NASA today announced that the mystery of the blotchy pattern of infrared light seen across the entire sky may finally be solved. According to a new study published in the journal Nature, the light comes from isolated stars that lie beyond the edges of galaxies. The starts are currently thought to have once been a part of galaxies, but were then flung out as the result of chaotic galaxy collisions or mergers.
"The infrared background glow in our sky has been a huge mystery," said Asantha Cooray, lead author of the study and professor of physics and astronomy at the University of California at Irvine. "We have new evidence this light is from the stars that linger between galaxies. Individually, the stars are too faint to be seen, but we think we are seeing their collective glow."
The study looked at data from NASA's Spitzer telescope. Researchers looked at Bootes field, a large portion of the sky covering an arc equivalent to 50 full Earth moons. Data from the Spitzer was recently used to determine a more accurate measurement of the Hubble constant.
"We looked at the Bootes field with Spitzer for 250 hours," said co-author Daniel Stern of NASA's Jet Propulsion Laboratory in Pasadena, Calif. "Studying the faint infrared background was one of the core goals of our survey, and we carefully designed the observations in order to directly address the important, challenging question of what causes the background glow."
A previous study, led by Alexander Kashlinsky and published in June of this year, came to a different conclusion on the Spitzer data. That study proposed that the infrared glow comes from the first stars to form in the universe. According to NASA, this new study used less sensitive observations than the Kashlinsky study, but analyzed a larger pattern of the infrared glow due to its larger scale.
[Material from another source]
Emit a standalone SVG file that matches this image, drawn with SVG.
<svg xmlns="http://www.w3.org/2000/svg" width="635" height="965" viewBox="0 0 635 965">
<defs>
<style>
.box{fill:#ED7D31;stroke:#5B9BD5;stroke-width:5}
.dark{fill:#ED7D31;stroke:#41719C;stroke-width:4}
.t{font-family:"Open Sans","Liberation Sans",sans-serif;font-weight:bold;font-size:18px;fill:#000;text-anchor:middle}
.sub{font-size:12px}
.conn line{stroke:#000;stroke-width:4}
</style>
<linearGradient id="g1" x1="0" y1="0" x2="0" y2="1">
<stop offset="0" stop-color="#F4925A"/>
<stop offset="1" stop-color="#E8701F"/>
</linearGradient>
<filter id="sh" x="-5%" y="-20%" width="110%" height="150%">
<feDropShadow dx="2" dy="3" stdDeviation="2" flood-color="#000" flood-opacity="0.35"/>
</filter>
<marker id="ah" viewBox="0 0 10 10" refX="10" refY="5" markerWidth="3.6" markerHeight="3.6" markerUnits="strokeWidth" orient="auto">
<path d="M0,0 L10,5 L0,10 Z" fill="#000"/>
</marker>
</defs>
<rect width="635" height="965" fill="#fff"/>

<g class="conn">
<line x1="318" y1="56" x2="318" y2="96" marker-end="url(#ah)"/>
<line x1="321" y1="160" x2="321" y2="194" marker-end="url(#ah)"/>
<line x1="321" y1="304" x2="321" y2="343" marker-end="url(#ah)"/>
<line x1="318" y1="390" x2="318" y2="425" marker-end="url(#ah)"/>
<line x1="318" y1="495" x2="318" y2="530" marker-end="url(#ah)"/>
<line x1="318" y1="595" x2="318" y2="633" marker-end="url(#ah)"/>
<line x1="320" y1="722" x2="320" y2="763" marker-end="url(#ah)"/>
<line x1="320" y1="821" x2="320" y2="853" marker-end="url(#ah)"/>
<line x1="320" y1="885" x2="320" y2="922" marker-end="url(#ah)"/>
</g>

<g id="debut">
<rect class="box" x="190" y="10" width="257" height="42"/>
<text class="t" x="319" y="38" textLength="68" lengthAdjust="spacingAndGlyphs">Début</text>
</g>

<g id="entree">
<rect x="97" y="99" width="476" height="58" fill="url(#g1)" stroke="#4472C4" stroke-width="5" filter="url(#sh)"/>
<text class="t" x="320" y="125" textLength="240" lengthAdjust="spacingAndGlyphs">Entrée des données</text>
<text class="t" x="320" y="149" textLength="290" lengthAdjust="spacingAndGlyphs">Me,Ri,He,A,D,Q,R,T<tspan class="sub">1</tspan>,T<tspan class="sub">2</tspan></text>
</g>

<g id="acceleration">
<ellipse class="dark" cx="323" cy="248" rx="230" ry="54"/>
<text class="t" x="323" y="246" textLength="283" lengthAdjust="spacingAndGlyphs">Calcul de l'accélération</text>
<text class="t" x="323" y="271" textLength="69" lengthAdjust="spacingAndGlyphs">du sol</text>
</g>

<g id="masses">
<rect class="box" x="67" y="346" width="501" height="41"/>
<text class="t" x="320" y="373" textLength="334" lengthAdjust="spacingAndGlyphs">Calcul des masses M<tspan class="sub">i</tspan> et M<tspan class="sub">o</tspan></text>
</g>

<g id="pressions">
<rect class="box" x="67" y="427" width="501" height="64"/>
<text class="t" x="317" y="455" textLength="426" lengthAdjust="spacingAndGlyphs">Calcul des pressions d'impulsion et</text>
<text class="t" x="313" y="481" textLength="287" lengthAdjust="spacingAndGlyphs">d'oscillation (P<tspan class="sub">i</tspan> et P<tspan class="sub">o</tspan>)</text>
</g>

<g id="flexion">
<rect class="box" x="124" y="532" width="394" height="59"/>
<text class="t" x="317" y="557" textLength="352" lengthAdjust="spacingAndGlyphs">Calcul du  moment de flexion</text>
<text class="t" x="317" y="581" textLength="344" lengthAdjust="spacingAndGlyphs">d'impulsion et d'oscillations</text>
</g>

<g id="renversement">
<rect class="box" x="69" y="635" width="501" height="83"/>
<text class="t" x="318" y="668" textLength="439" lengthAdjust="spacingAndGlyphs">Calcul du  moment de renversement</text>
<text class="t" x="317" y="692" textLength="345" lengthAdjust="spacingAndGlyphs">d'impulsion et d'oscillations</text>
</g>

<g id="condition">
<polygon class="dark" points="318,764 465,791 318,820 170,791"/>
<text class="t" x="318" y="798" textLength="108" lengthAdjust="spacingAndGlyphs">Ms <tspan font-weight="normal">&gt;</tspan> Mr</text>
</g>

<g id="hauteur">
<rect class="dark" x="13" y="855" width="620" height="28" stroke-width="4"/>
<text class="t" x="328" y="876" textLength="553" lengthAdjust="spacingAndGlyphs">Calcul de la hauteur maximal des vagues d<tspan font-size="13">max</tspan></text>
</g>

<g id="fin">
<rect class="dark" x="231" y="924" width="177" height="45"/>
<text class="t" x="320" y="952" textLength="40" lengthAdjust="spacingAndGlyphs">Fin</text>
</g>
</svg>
Though more research is needed, NASA stated that the new study refutes the early star hypothesis for the infrared glow. It shows that the light pattern of the glow is not consistent with current theories and computer simulations of the first stars and galaxies. NASA's upcoming James Webb Space Telescope (JWST), scheduled to launch sometime around 2018, may be able to confirm the new orphaned star hypothesis.
"The keen infrared vision of the James Webb Telescope will be able to see some of the earliest stars and galaxies directly, as well as the stray stars lurking between the outskirts of nearby galaxies," said Eric Smith, JWST's deputy program manager. "The mystery objects making up the background infrared light may finally be exposed."